Up to this point in my career as a person, it had been rocky at best. A few pivotal moments had allowed my small steps forward or up the social ladder of acceptance. But, shaking off the over-zealous and god-sent messenger label proves to be a bit more difficult than a Mad Dog hangover. I was searching for something major, something big that would forever seal my fate as “one of the guys.” This score of porn was just what the doctor ordered.
My selfishness was not so overt at first. I did not have time immediately to concoct specifics of my plan to become popular and accepted. I had a more daunting task at hand, getting all of these magazines home. I have heard stories of people being in crucial situations and then something clicks in their mind and their instincts take over. This is what happened to me at this time. I immediately opened my book and dumped all of my school books into the street. Without hesitation, I then quickly and forcibly crammed every magazine safely inside. My book bag could not have been more full. Never had it experiences such fullness, in actual contents or in content. As I somehow managed to fit the last of the magazines inside, I zipped it back up with purpose and determination.
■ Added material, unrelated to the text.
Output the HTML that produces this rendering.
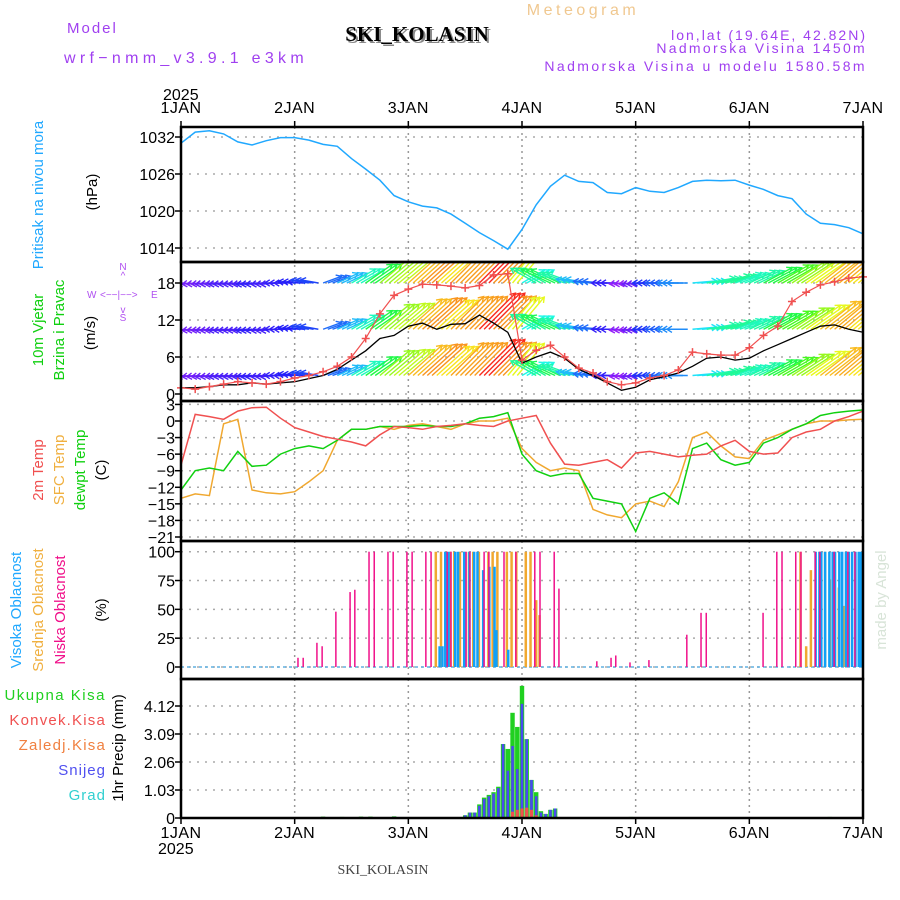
<!DOCTYPE html>
<html><head><meta charset="utf-8"><style>
body{margin:0;background:#fff;}
svg{display:block;font-family:"Liberation Sans",sans-serif;}
</style></head><body>
<svg id="c" width="900" height="900" viewBox="0 0 900 900" xmlns="http://www.w3.org/2000/svg">
<g font-size="15">
<text x="67" y="33" fill="#a040f0" letter-spacing="2">Model</text>
<text x="64" y="63" fill="#a040f0" font-size="16" letter-spacing="4.3">wrf−nmm_v3.9.1 e3km</text>
<text x="419" y="43" text-anchor="middle" font-family="Liberation Serif,serif" font-size="21" font-weight="bold" fill="#888">SKI_KOLASIN</text>
<text x="417" y="41" text-anchor="middle" font-family="Liberation Serif,serif" font-size="21" font-weight="bold" fill="#000">SKI_KOLASIN</text>
<text x="583" y="15" text-anchor="middle" fill="#f0c890" font-size="16" letter-spacing="3.5">Meteogram</text>
<text x="867" y="40" text-anchor="end" font-size="14" fill="#a040f0" letter-spacing="2">lon,lat (19.64E, 42.82N)</text>
<text x="867" y="53" text-anchor="end" font-size="14" fill="#a040f0" letter-spacing="2.3">Nadmorska Visina 1450m</text>
<text x="867" y="71" text-anchor="end" font-size="14" fill="#a040f0" letter-spacing="2.4">Nadmorska Visina u modelu 1580.58m</text>
<text x="383" y="874" font-family="Liberation Serif,serif" font-size="14" fill="#444" text-anchor="middle">SKI_KOLASIN</text>
<text transform="translate(886,600) rotate(-90)" text-anchor="middle" font-size="15" fill="#d8e4d8">made by Angel</text>
</g>
<g font-size="15">
<text transform="translate(43,195) rotate(-90)" text-anchor="middle" fill="#20a8ff">Pritisak na nivou mora</text>
<text transform="translate(97,192) rotate(-90)" text-anchor="middle" fill="#000">(hPa)</text>
<text transform="translate(43,330) rotate(-90)" text-anchor="middle" fill="#10d010">10m Vjetar</text>
<text transform="translate(64,330) rotate(-90)" text-anchor="middle" fill="#10d010">Brzina i Pravac</text>
<text transform="translate(95,333) rotate(-90)" text-anchor="middle" fill="#000">(m/s)</text>
<g fill="#b050f0" font-size="10">
<text x="123" y="270" text-anchor="middle">N</text><text x="123" y="279" text-anchor="middle">^</text>
<text x="87" y="298">W</text><text x="100" y="298">&lt;−−|−−&gt;</text><text x="151" y="298">E</text>
<text x="123" y="313" text-anchor="middle">v</text><text x="123" y="321" text-anchor="middle">S</text>
</g>
<text transform="translate(43,470) rotate(-90)" text-anchor="middle" fill="#f05050">2m Temp</text>
<text transform="translate(64,470) rotate(-90)" text-anchor="middle" fill="#f0b040">SFC Temp</text>
<text transform="translate(85,470) rotate(-90)" text-anchor="middle" fill="#10d010">dewpt Temp</text>
<text transform="translate(106,470) rotate(-90)" text-anchor="middle" fill="#000">(C)</text>
<text transform="translate(21,610) rotate(-90)" text-anchor="middle" fill="#20a8ff">Visoka Oblacnost</text>
<text transform="translate(43,610) rotate(-90)" text-anchor="middle" fill="#f0b040">Srednja Oblacnost</text>
<text transform="translate(65,610) rotate(-90)" text-anchor="middle" fill="#f0108a">Niska Oblacnost</text>
<text transform="translate(106,610) rotate(-90)" text-anchor="middle" fill="#000">(%)</text>
<text x="106" y="700" text-anchor="end" fill="#20d020" letter-spacing="1.5">Ukupna Kisa</text>
<text x="106" y="725" text-anchor="end" fill="#f05050" letter-spacing="1.2">Konvek.Kisa</text>
<text x="106" y="750" text-anchor="end" fill="#f08040" letter-spacing="1.2">Zaledj.Kisa</text>
<text x="106" y="775" text-anchor="end" fill="#5050f0" letter-spacing="1">Snijeg</text>
<text x="106" y="800" text-anchor="end" fill="#30d0d0" letter-spacing="1">Grad</text>
<text transform="translate(123,748) rotate(-90)" text-anchor="middle" fill="#000">1hr Precip (mm)</text>
</g>
<g id="plot"></g>
</svg>
<script>
const hours=[0,3,6,9,12,15,18,21,24,27,30,33,36,39,42,45,48,51,54,57,60,63,66,69,72,75,78,81,84,87,90,93,96,99,102,105,108,111,114,117,120,123,126,129,132,135,138,141,144];
const dayLabels=["1JAN","2JAN","3JAN","4JAN","5JAN","6JAN","7JAN"];
const pressure=[1031,1032.8,1033,1032.5,1031.2,1030.7,1031.4,1031.9,1031.9,1031.5,1030.8,1030.5,1028.5,1026.8,1025,1022.5,1021.5,1020.8,1020.5,1019.5,1018,1016.5,1015.2,1013.8,1017,1021,1024,1025.8,1024.8,1024.6,1023,1022.8,1023.8,1023.2,1023,1023.8,1024.8,1025,1024.9,1025,1024.2,1023.5,1022.5,1022,1019.5,1018,1017.8,1017.3,1016.3];
const pTicks=[1014,1020,1026,1032];
const windSpeed=[1,1,1.2,1.5,1.5,1.8,1.6,1.8,2,2.5,3,4,5.5,7,9,9.5,11,11.5,10.5,11.3,11.4,12.8,11.5,10,5,6,6.8,5.8,4,3,1.8,0.6,1.1,2.3,2.8,3.4,4.5,5.8,6,5.5,5.8,7,8,9,10,11,11.2,10.5,10];
const windGust=[1,0.8,1.2,1.6,2,1.8,1.6,2,2.6,3,3.6,4.5,6,9,13,16,17,17.8,17.7,17.5,17.2,17.6,19.3,19.5,5.5,7.1,7.9,6,4.2,3.4,2,1.5,1.8,2.6,3,3.9,6.8,6.5,6.3,6.3,7.5,9.5,11,15,16.5,17.7,18.2,18.8,19];
const windDir=[185,185,185,185,185,185,185,180,175,170,20,25,30,35,40,40,42,42,42,45,45,45,45,50,30,150,155,160,170,175,180,185,185,180,180,180,5,10,15,20,25,28,30,33,35,38,40,40,40];
const windRows=[18,10.5,3];
const wTicks=[0,6,12,18];
const temp2m=[-8,1.2,0.8,0.3,1.8,2.4,2.5,0.5,-1.2,-2,-2.8,-3.3,-3.8,-4.5,-2.5,-1,-1.2,-1.5,-1,-0.8,-0.5,-0.8,-1,0,0.5,1,-4,-7.8,-8,-7.5,-7,-8.5,-5.8,-5.5,-6,-6.5,-6.2,-6,-4.5,-3.5,-5.5,-6,-5.8,-3,-2,-1.5,0,0.8,1.8];
const tempSfc=[-14,-13.2,-13.5,-0.5,0.3,-12.5,-13,-13.2,-12.8,-11,-9,-3.5,-1.5,-1.5,-1,-1.5,-0.8,-0.5,-1,-1.5,-0.5,0,0,0.5,-5,-7.5,-9,-8.5,-9,-16,-17,-17.5,-15,-14.5,-15.5,-11,-3,-2,-4.5,-6.5,-6.8,-3.5,-2.5,-1.5,-0.5,0,0,0.2,0.3];
const tempDew=[-12.5,-9,-8.5,-9,-5.5,-8.2,-8,-6,-5,-4.5,-5,-3.5,-1.5,-1.5,-1,-1,-1,-0.8,-1,-1,-0.5,0.5,0.8,1.5,-6,-9,-10,-9.5,-9.5,-14,-14.5,-15,-20,-14,-13,-15,-5,-4,-7,-8,-7.5,-4,-3,-1.5,-0.5,1,1.5,1.8,2];
const tTicks=[3,0,-3,-6,-9,-12,-15,-18,-21];
const lowHours=[24.7,25.8,28.7,29.8,32.7,35.7,36.7,39.7,40.8,43.7,44.8,47.7,48.8,51.7,52.8,56.2,57,60.2,61,64,65,68.2,70.7,74.7,75.8,78.8,79.8,87.8,90.8,91.8,94.8,98.8,106.8,109.8,110.9,122.9,125.8,126.9,129.8,130.9,133.9,134.9,137.9,140.8,142.3];
const lowVals=[8,8,21,18,48,65,67,100,100,100,100,100,100,100,100,100,100,100,100,100,100,100,100,100,100,100,68,5,8,10,4,6,28,47,47,47,100,100,100,100,100,100,100,100,100];
const midHours=[53.8,54.9,55.9,56.9,57.7,58.9,59.8,60.8,61.7,62.9,64.9,65.8,66.8,68.8,69.8,70.8,72.8,73.8,75,75.7,130.8,132,133,134.9,136,137,138.9,139.9,141];
const midVals=[100,100,100,100,100,100,100,100,100,100,100,100,100,100,100,100,100,100,58,45,100,18,84,100,100,76,69,53,45];
const highHours=[54.6,55.2,55.8,56.5,57.9,58.5,59.8,60.9,61.9,62.6,63.8,65.1,66.2,66.6,69.1,134,134.8,135.2,136,136.9,137.6,138.1,139,139.6,140.4,141,141.7,142.4,143.1,143.6];
const highVals=[18,18,100,100,100,100,100,100,100,100,84,87,87,32,15,100,100,100,100,100,100,100,100,100,100,100,100,100,100,100];
const cTicks=[0,25,50,75,100];
const precipHours=[30,34,38,40,45,60,61,62,63,64,65,66,67,68,69,70,71,72,73,74,75,76,77,78,79,95,137];
const precipTotal=[0.05,0.04,0.05,0.05,0.06,0.1,0.2,0.2,0.5,0.75,0.85,0.95,1.15,2.72,2.54,3.87,3.35,4.86,2.9,1.4,0.95,0.25,0.15,0.3,0.35,0.04,0.04];
const precipSnow=[0.03,0.02,0.03,0.03,0.04,0.1,0.2,0.2,0.45,0.7,0.8,0.9,1.1,2.72,1.74,2.65,1.8,4.2,2.9,1.4,0.8,0.2,0.15,0.3,0.35,0,0];
const precipConv=[0,0,0,0,0,0,0,0,0,0,0,0,0,0,0,0.23,0.3,0.35,0.38,0.3,0.1,0,0,0,0,0,0];
const prTicks=[0,1.03,2.06,3.09,4.12];

const NS="http://www.w3.org/2000/svg";
const plot=document.getElementById('plot');
const L=181,R=863;
const X=h=>L+h*(R-L)/144;
const yP=v=>137+(1032-v)*37/6;
const yW=v=>394-v*37/6;
const yT=v=>421-v*116/21;
const yC=v=>667-v*115.3/100;
const yR=v=>818-v*112/4.12;
const panels=[[127,262],[262,401],[401,541],[541,679],[679,818]];
function mk(tag,attrs,parent){const e=document.createElementNS(NS,tag);for(const k in attrs)e.setAttribute(k,attrs[k]);(parent||plot).appendChild(e);return e;}

const grid=mk('g',{});


function hgrid(ticks,yf,labels){ticks.forEach((t,i)=>{const y=yf(t);
 mk('line',{x1:L,x2:R,y1:y,y2:y,stroke:'#aaa','stroke-width':1.5,'stroke-dasharray':'2,6'},grid);
 mk('line',{x1:L-6,x2:L,y1:y,y2:y,stroke:'#000','stroke-width':1.5},grid);
 const tx=mk('text',{x:L-6,y:y+6,'text-anchor':'end','font-size':16,fill:'#000'},grid);
 tx.textContent=labels?labels[i]:String(t).replace('-','−');
 
 });}
hgrid(pTicks,yP);hgrid(wTicks,yW);hgrid(tTicks,yT);hgrid(cTicks,yC);hgrid(prTicks,yR,prTicks.map(v=>v===0?'0':v.toFixed(2)));
for(let d=1;d<6;d++){const x=X(d*24);mk('line',{x1:x,x2:x,y1:127,y2:818,stroke:'#999','stroke-width':1.5,'stroke-dasharray':'2,4'},grid);}
dayLabels.forEach((lab,d)=>{const x=X(d*24);
 mk('line',{x1:x,x2:x,y1:121,y2:127,stroke:'#000','stroke-width':1.5},grid);
 mk('line',{x1:x,x2:x,y1:818,y2:824,stroke:'#000','stroke-width':1.5},grid);
 const t1=mk('text',{x:x,y:113,'text-anchor':'middle','font-size':16,'letter-spacing':'0.5'},grid);t1.textContent=lab;
 
 
 const t2=mk('text',{x:x,y:838,'text-anchor':'middle','font-size':16,'letter-spacing':'0.5'},grid);t2.textContent=lab;
 
 });
const y1=mk('text',{x:163,y:100,'font-size':16},grid);y1.textContent='2025';


const y2=mk('text',{x:158,y:854,'font-size':16},grid);y2.textContent='2025';



function line(vals,yf,color,name,w){const p=vals.map((v,i)=>X(hours[i]).toFixed(1)+','+yf(v).toFixed(1)).join(' ');
 const e=mk('polyline',{points:p,fill:'none',stroke:color,'stroke-width':w||1.5});
 
 return e;}
line(pressure,yP,'#20a8ff','pressure-line');

const defs=mk('defs',{});
const clip=mk('clipPath',{id:'wclip'},defs);
mk('rect',{x:L,y:263,width:R-L,height:138},clip);
const wg=mk('g',{'clip-path':'url(#wclip)'});


function spdColor(s){let h=285-s*22;if(h<-45)h=-45;return 'hsl('+((h+360)%360)+',95%,55%)';}
windRows.forEach(rv=>{const by=yW(rv);
 hours.forEach((h,i)=>{for(let k=0;k<3;k++){if(h+k>144)break;
  const x0=X(h+k),s=windSpeed[i],len=10+s*3.2,a=windDir[i]*Math.PI/180;
  const x1=x0+Math.cos(a)*len,y1=by-Math.sin(a)*len;
  const c=spdColor(s);
  const g=mk('g',{stroke:c,'stroke-width':1.4,fill:'none'},wg);
  mk('line',{x1:x0,y1:by,x2:x1,y2:y1},g);
  const b1=a+Math.PI*0.82,b2=a-Math.PI*0.82;
  mk('polyline',{points:(x1+Math.cos(b1)*6)+','+(y1-Math.sin(b1)*6)+' '+x1+','+y1+' '+(x1+Math.cos(b2)*6)+','+(y1-Math.sin(b2)*6)},g);}});});
line(windSpeed,yW,'#000','wind-speed-line',1.3);
line(windGust,yW,'#f05050','wind-gust-line',1.2);
const gg=mk('g',{stroke:'#f05050','stroke-width':1.5});


windGust.forEach((v,i)=>{const x=X(hours[i]),y=yW(v);mk('path',{d:`M${x-4},${y}h8M${x},${y-4}v8`},gg);});

line(tempSfc,yT,'#f0a830','temp-sfc-line');
line(tempDew,yT,'#10d010','temp-dewpt-line');
line(temp2m,yT,'#f05050','temp-2m-line');

const cg=mk('g',{});


mk('line',{x1:L,x2:R,y1:yC(0),y2:yC(0),stroke:'#60b0e0','stroke-width':1.5,'stroke-dasharray':'3,3'},cg);
function cbars(hs,vs,color,w){hs.forEach((h,i)=>{const x=X(h);mk('line',{x1:x,x2:x,y1:yC(0),y2:yC(vs[i]),stroke:color,'stroke-width':w},cg);});}
cbars(midHours,midVals,'#f0a830',2.5);
cbars(highHours,highVals,'#10a0f8',2.5);
cbars(lowHours,lowVals,'#f0108a',1.5);

const pg=mk('g',{});


precipHours.forEach((h,i)=>{const x=X(h);
 mk('rect',{x:x-2.2,y:yR(precipTotal[i]),width:4.4,height:818-yR(precipTotal[i]),fill:'#20d020'},pg);
 if(precipSnow[i]>0)mk('rect',{x:x-1.3,y:yR(precipSnow[i]),width:2.6,height:818-yR(precipSnow[i]),fill:'#4a4af0'},pg);
 if(precipConv[i]>0)mk('rect',{x:x-1.6,y:yR(precipConv[i]),width:3.2,height:818-yR(precipConv[i]),fill:'#f05050'},pg);});

panels.forEach(([t,b])=>{const r=mk('rect',{x:L,y:t,width:R-L,height:b-t,fill:'none',stroke:'#000','stroke-width':2.5});
 
 });
</script>
</body></html>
The zipper broke.
I tossed the zipper head into the street, alongside my text and notebooks. Without a second glance, I made my way for home as quickly and nonchalantly as a young boy can when he knows his life’s winning lottery ticket is over his shoulder, waiting to be cashed. I felt like Santa must feel when he is making out on his first steps from the sleigh.
I was a latch-key kid, so when I got home I was free to examine my score without intrusion. I had an older brother, by a bit more than a year, so I would have to be careful…very careful. Here is the where the initial level and deepness of my selfishness and delusion began to cement itself in my brain. As these magazines of the forbidden treasures of women lay before me, I imagined in my wildest thoughts of how well-versed and comfortable I would soon be concerning a woman’s body. I would know everything there was to know about a woman and no one could argue against me. I would have this knowledge and I would be a mystic to the other boys as they tried to imagine how I knew what I knew. Secrecy would build my legend. Secrecy would forever secure my place in the greatness of the halls of middle school boys.
Not only would I know everything, but this reputation would make me the most desired of all the boys. The other boys would befriend in hopes of gleaming a bit of my knowledge and the girls would love me in hopes of experiencing what frightened and intrigued them. Nothing can ease nerves as well as surety. While I was the coronation in my head as king of the boys soon to be men, an uneasiness lurked in the back of my mind. I tried to shun it, tried to silence it, but soon it became too loud and I knew it would be all too true. But, at least for a few moments I had my hands on what I thought was going to be a crash course in being a man, a real man. It would be my crash course for becoming a man who could love a woman the right way and it would also be my ticket to achieve my ultimate goal of being loved and revered by all those around me. This find was nothing short of everything I ever needed in life.
As I began to pour over the pages and more importantly pictures, I realized just how lucky I had been. There had to be a catch and that catch was headed full speed in my direction. What about my text books I had left behind? Surely, a stash of this proportion would be missed and sought after. Panic began to set in until I realized that no matter what the cost, the potential rewards of this transgression far outweighed any punishment.